Frydman, Roman Gray, Cheryl W. Hessel, Marek Rapaczynski, Andrzej
Abstract
Using a large sample of data on mid-sized firms in the Czech Republic, Hungary, and Poland, the authors compare the performance of privatized and state firms in the environment of the postcommunist transition. They find strong evidence that private ownership--except for worker ownership-- dramatically improves corporate performance. They find no evidence of the"privatization shock"that was supposed to afflict the behavior of firms undergoing rapid changes in ownership. Instead, they observe a severe shock from marketization, affecting both state and privatized firms--but a shock for which private ownership provides a powerful antidote. Among their other findings are : a) Private ownership is most effective in improving a firm's ability to generate revenues, an area in which entrepreneurship seems to be required.
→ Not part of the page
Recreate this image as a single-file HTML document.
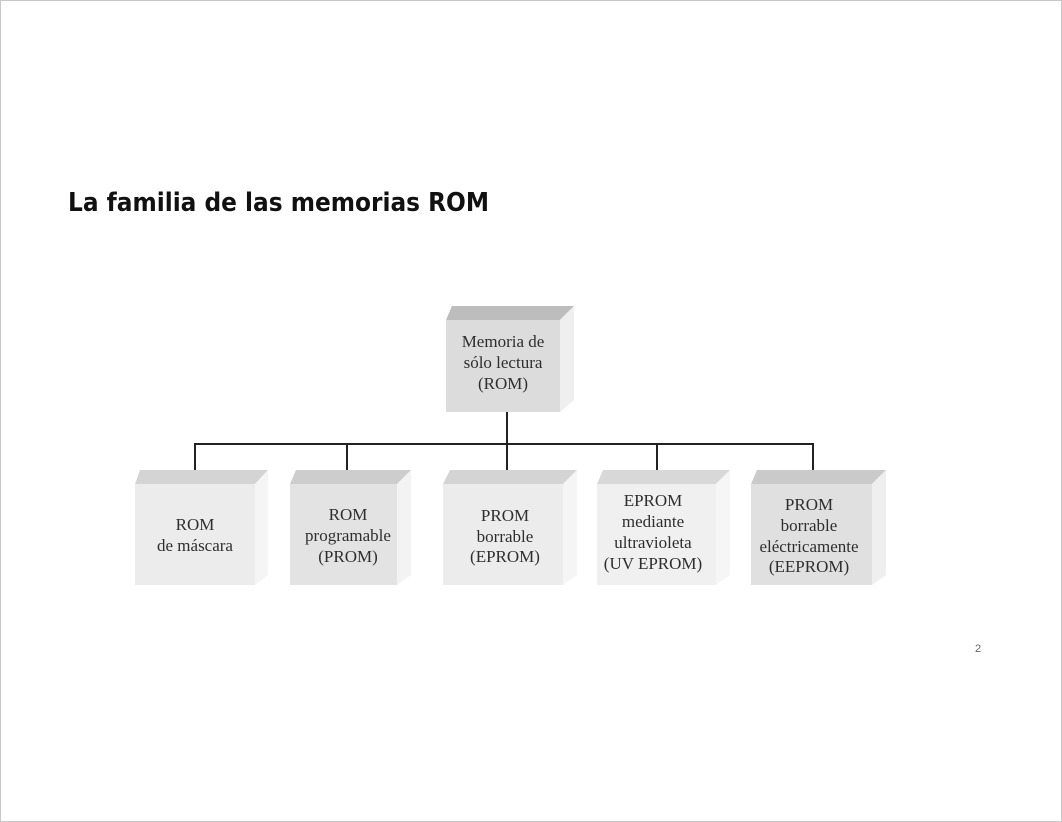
<!DOCTYPE html>
<html><head><meta charset="utf-8"><style>
html,body{margin:0;padding:0;background:#fff}
svg{display:block}
</style></head><body>
<svg width="1062" height="822" viewBox="0 0 1062 822" xmlns="http://www.w3.org/2000/svg">
<rect x="0.5" y="0.5" width="1061" height="821" fill="#fff" stroke="#c8c8c8"/>
<text x="68" y="211" font-family="DejaVu Sans, Liberation Sans, sans-serif" font-weight="bold" font-size="26" fill="#111" textLength="421" lengthAdjust="spacingAndGlyphs">La familia de las memorias ROM</text>
<text x="975" y="652" font-family="Liberation Sans, sans-serif" font-size="11" fill="#666">2</text>

<g stroke="#222" stroke-width="2" fill="none">
<line x1="507" y1="412" x2="507" y2="444"/>
<line x1="194" y1="444" x2="814" y2="444"/>
<line x1="195" y1="443" x2="195" y2="473"/>
<line x1="347" y1="443" x2="347" y2="473"/>
<line x1="507" y1="443" x2="507" y2="473"/>
<line x1="657" y1="443" x2="657" y2="473"/>
<line x1="813" y1="443" x2="813" y2="473"/>
</g>

<polygon points="446,320 452,306 574,306 560,320" fill="#bdbdbd"/>
<polygon points="560,320 574,306 574,400 560,412" fill="#efefef"/>
<rect x="446" y="320" width="114" height="92" fill="#dcdcdc"/>

<g>
<polygon points="135,484 140,470 268,470 255,484" fill="#d4d4d4"/>
<polygon points="255,484 268,470 268,575 255,585" fill="#f5f5f5"/>
<rect x="135" y="484" width="120" height="101" fill="#ececec"/>

<polygon points="290,484 296,470 411,470 397,484" fill="#cdcdcd"/>
<polygon points="397,484 411,470 411,575 397,585" fill="#f3f3f3"/>
<rect x="290" y="484" width="107" height="101" fill="#e3e3e3"/>

<polygon points="443,484 450,470 577,470 563,484" fill="#d4d4d4"/>
<polygon points="563,484 577,470 577,575 563,585" fill="#f5f5f5"/>
<rect x="443" y="484" width="120" height="101" fill="#ececec"/>

<polygon points="597,484 603,470 730,470 716,484" fill="#d8d8d8"/>
<polygon points="716,484 730,470 730,575 716,585" fill="#f6f6f6"/>
<rect x="597" y="484" width="119" height="101" fill="#f0f0f0"/>

<polygon points="751,484 757,470 886,470 872,484" fill="#cacaca"/>
<polygon points="872,484 886,470 886,575 872,585" fill="#efefef"/>
<rect x="751" y="484" width="121" height="101" fill="#e0e0e0"/>
</g>

<g font-family="Liberation Serif, serif" font-size="17" fill="#2e2e2e" text-anchor="middle">
<text x="503" y="347">Memoria de</text>
<text x="503" y="368">sólo lectura</text>
<text x="503" y="389">(ROM)</text>

<text x="195" y="530">ROM</text>
<text x="195" y="551">de máscara</text>

<text x="348" y="520">ROM</text>
<text x="348" y="541">programable</text>
<text x="348" y="562">(PROM)</text>

<text x="505" y="521">PROM</text>
<text x="505" y="542">borrable</text>
<text x="505" y="562">(EPROM)</text>

<text x="653" y="506">EPROM</text>
<text x="653" y="527">mediante</text>
<text x="653" y="548">ultravioleta</text>
<text x="653" y="569">(UV EPROM)</text>

<text x="809" y="510">PROM</text>
<text x="809" y="531">borrable</text>
<text x="809" y="552">eléctricamente</text>
<text x="809" y="572">(EEPROM)</text>
</g>
</svg>
</body></html>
Ownership also affects a firm's ability to remove the rather obvious cost inefficiencies inherited from the past, but this effect is less pronounced, as both state and privatized firms engage in significant cost restructuring. b) Privatized firms generate significantly more employment gains than state firms. It is their superior ability to generate revenues, rather than competence at cost-cutting, that allows them to sustain or expand employment. This is why privatization is the dominant strategy for expanding employment in transition. c) Outsider-owned firms perform better than insider-owned firms on most performance measures, but there is enough difference between employee- and manager-owned firms to suggest that putting all insiders under a common umbrella is unjustified. Although the effects of managerial ownership are ambiguous, putting employees in control appears to offer no advantages over state ownership on any measure and creates a distinct disadvantage in terms of employment performance. d) Among outsider owners, privatization funds seem to do as well at revitalizing the privatized companies as do other outsider owners; in particular, the authors find no evidence that funds are less effective than'strategic'investors. And foreign investors provide perhaps less of an edge than might have been expected; their impact appears no stronger than that of major domestic outsiders.